Set the lines down again exactly, first line through the line that contains "bg.axis('off')", with no pictures.

--- Material ---

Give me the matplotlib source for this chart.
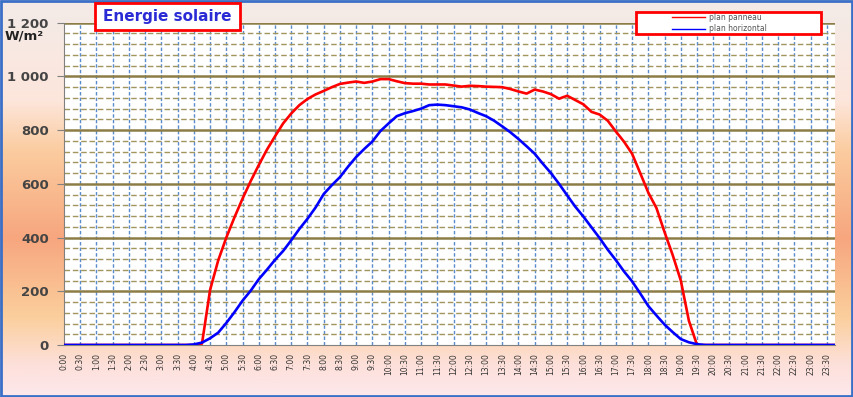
import numpy as np
import matplotlib.pyplot as plt
from matplotlib.patches import Rectangle
from matplotlib.lines import Line2D
from matplotlib.colors import LinearSegmentedColormap

# quarter-hour time axis (hours) and irradiance in W/m2
heures = np.arange(0, 24, 0.25)

plan_panneau = [0] * 16 + [
    0, 5, 205, 315, 400, 475, 545, 610,
    670, 727, 777, 825, 862, 893, 916, 933,
    946, 960, 972, 977, 981, 976, 981, 990,
    990, 982, 975, 973, 973, 970, 970, 970,
    966, 962, 965, 964, 962, 961, 960, 953,
    944, 936, 951, 944, 934, 917, 928, 912,
    896, 868, 858, 835, 795, 757, 712, 640,
    567, 510, 420, 335, 240, 90, 0, 0] + [0] * 16

plan_horizontal = [0] * 16 + [
    2, 9, 25, 46, 82, 122, 165, 202,
    245, 280, 317, 350, 390, 432, 470, 512,
    562, 595, 625, 664, 700, 730, 758, 797,
    825, 852, 863, 871, 880, 893, 895, 893,
    889, 885, 877, 864, 852, 835, 814, 792,
    767, 740, 712, 675, 640, 600, 557, 515,
    478, 438, 398, 355, 316, 274, 237, 192,
    145, 110, 76, 48, 22, 10, 3, 0] + [0] * 16

tick_pos = np.arange(0, 24, 0.5)
tick_labels = ['%d:%02d' % (int(h), int(round((h % 1) * 60))) for h in tick_pos]
y_ticks = [0, 200, 400, 600, 800, 1000, 1200]
y_labels = ['0', '200', '400', '600', '800', '1 000', '1 200']

W, H = 854, 397
fig = plt.figure(figsize=(W / 100, H / 100), dpi=100)

def fx(px):
    return px / W

def fy(py):
    return 1 - py / H

# gradient background of the chart area
bg = fig.add_axes([0, 0, 1, 1], zorder=-5)
bg_cmap = LinearSegmentedColormap.from_list('bg', [
    (0.0, '#f3ebe8'), (0.25, '#fde6dc'), (0.38, '#fbcc9f'),
    (0.6, '#f7a67e'), (0.8, '#fbcf9d'), (0.92, '#fde0da'), (1.0, '#fde8ec')])
bg.imshow(np.linspace(0, 1, 256).reshape(-1, 1), aspect='auto', cmap=bg_cmap,
          extent=[0, 1, 0, 1], origin='upper')
bg.set_xlim(0, 1)
bg.set_ylim(0, 1)
bg.axis('off')

ax = fig.add_axes([fx(64), fy(345), (835 - 64) / W, (345 - 22.7) / H])
ax.set_facecolor('white')

# grid: dashed blue verticals, dashed olive minors, solid olive majors
for x in tick_pos[1:]:
    ax.axvline(x, color='#5a8ccc', lw=1.0, ls=(0, (2.5, 1.5)), zorder=1)
for y in range(40, 1200, 40):
    if y % 200:
        ax.axhline(y, color='#a3955e', lw=1.0, ls=(0, (4, 2)), zorder=1)
for y in y_ticks[1:]:
    ax.axhline(y, color='#8c7d46', lw=1.8, zorder=1)

ax.plot(heures, plan_panneau, color='#ff0000', lw=1.9, zorder=3)
ax.plot(heures, plan_horizontal, color='#0000ff', lw=1.9, zorder=3)

ax.set_xlim(0, 23.75)
ax.set_ylim(0, 1200)
ax.set_xticks(tick_pos)
ax.set_xticklabels(tick_labels, rotation=90, fontsize=5.5, color='#333333')
ax.set_yticks(y_ticks)
ax.set_yticklabels(y_labels, fontsize=9.5, fontweight='bold', color='#444444')
ax.tick_params(axis='y', length=5, color='#808080', pad=6)
ax.tick_params(axis='x', length=0, pad=6)
for s in ['top', 'right']:
    ax.spines[s].set_visible(False)
ax.spines['left'].set_color('#808080')
ax.spines['bottom'].set_color('#808080')

fig.text(fx(5), fy(36), 'W/m²', fontsize=9.5, fontweight='bold',
         color='#222222', va='center', ha='left')

# title box
fig.patches.append(Rectangle((fx(95), fy(30)), fx(240) - fx(95), fy(3) - fy(30),
                             transform=fig.transFigure, facecolor='white',
                             edgecolor='#ff0000', lw=2, zorder=5))
fig.text(fx(167), fy(16.5), 'Energie solaire', fontsize=11, fontweight='bold',
         color='#2b2bd6', ha='center', va='center', zorder=6)

# legend box drawn by hand
fig.patches.append(Rectangle((fx(636), fy(34)), fx(821) - fx(636), fy(12.5) - fy(34),
                             transform=fig.transFigure, facecolor='white',
                             edgecolor='#ff0000', lw=2, zorder=5))
for yy, col, lab in [(17, '#ff0000', 'plan panneau'), (28.5, '#0000ff', 'plan horizontal')]:
    fig.lines.append(Line2D([fx(672), fx(705)], [fy(yy), fy(yy)], color=col, lw=1.0,
                            transform=fig.transFigure, zorder=6))
    fig.text(fx(709), fy(yy), lab, fontsize=5.5, color='#555555', va='center',
             ha='left', zorder=6)

# outer blue frame
fig.patches.append(Rectangle((0.001, 0.002), 0.997, 0.995, transform=fig.transFigure,
                             fill=False, edgecolor='#3a6fc8', lw=2))

fig.savefig('out.png', dpi=100)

---

> _Task result_:
Give me the matplotlib source for this chart.
import numpy as np
import matplotlib.pyplot as plt
from matplotlib.patches import Rectangle
from matplotlib.lines import Line2D
from matplotlib.colors import LinearSegmentedColormap

# quarter-hour time axis (hours) and irradiance in W/m2
heures = np.arange(0, 24, 0.25)

plan_panneau = [0] * 16 + [
    0, 5, 205, 315, 400, 475, 545, 610,
    670, 727, 777, 825, 862, 893, 916, 933,
    946, 960, 972, 977, 981, 976, 981, 990,
    990, 982, 975, 973, 973, 970, 970, 970,
    966, 962, 965, 964, 962, 961, 960, 953,
    944, 936, 951, 944, 934, 917, 928, 912,
    896, 868, 858, 835, 795, 757, 712, 640,
    567, 510, 420, 335, 240, 90, 0, 0] + [0] * 16

plan_horizontal = [0] * 16 + [
    2, 9, 25, 46, 82, 122, 165, 202,
    245, 280, 317, 350, 390, 432, 470, 512,
    562, 595, 625, 664, 700, 730, 758, 797,
    825, 852, 863, 871, 880, 893, 895, 893,
    889, 885, 877, 864, 852, 835, 814, 792,
    767, 740, 712, 675, 640, 600, 557, 515,
    478, 438, 398, 355, 316, 274, 237, 192,
    145, 110, 76, 48, 22, 10, 3, 0] + [0] * 16

tick_pos = np.arange(0, 24, 0.5)
tick_labels = ['%d:%02d' % (int(h), int(round((h % 1) * 60))) for h in tick_pos]
y_ticks = [0, 200, 400, 600, 800, 1000, 1200]
y_labels = ['0', '200', '400', '600', '800', '1 000', '1 200']

W, H = 854, 397
fig = plt.figure(figsize=(W / 100, H / 100), dpi=100)

def fx(px):
    return px / W

def fy(py):
    return 1 - py / H

# gradient background of the chart area
bg = fig.add_axes([0, 0, 1, 1], zorder=-5)
bg_cmap = LinearSegmentedColormap.from_list('bg', [
    (0.0, '#f3ebe8'), (0.25, '#fde6dc'), (0.38, '#fbcc9f'),
    (0.6, '#f7a67e'), (0.8, '#fbcf9d'), (0.92, '#fde0da'), (1.0, '#fde8ec')])
bg.imshow(np.linspace(0, 1, 256).reshape(-1, 1), aspect='auto', cmap=bg_cmap,
          extent=[0, 1, 0, 1], origin='upper')
bg.set_xlim(0, 1)
bg.set_ylim(0, 1)
bg.axis('off')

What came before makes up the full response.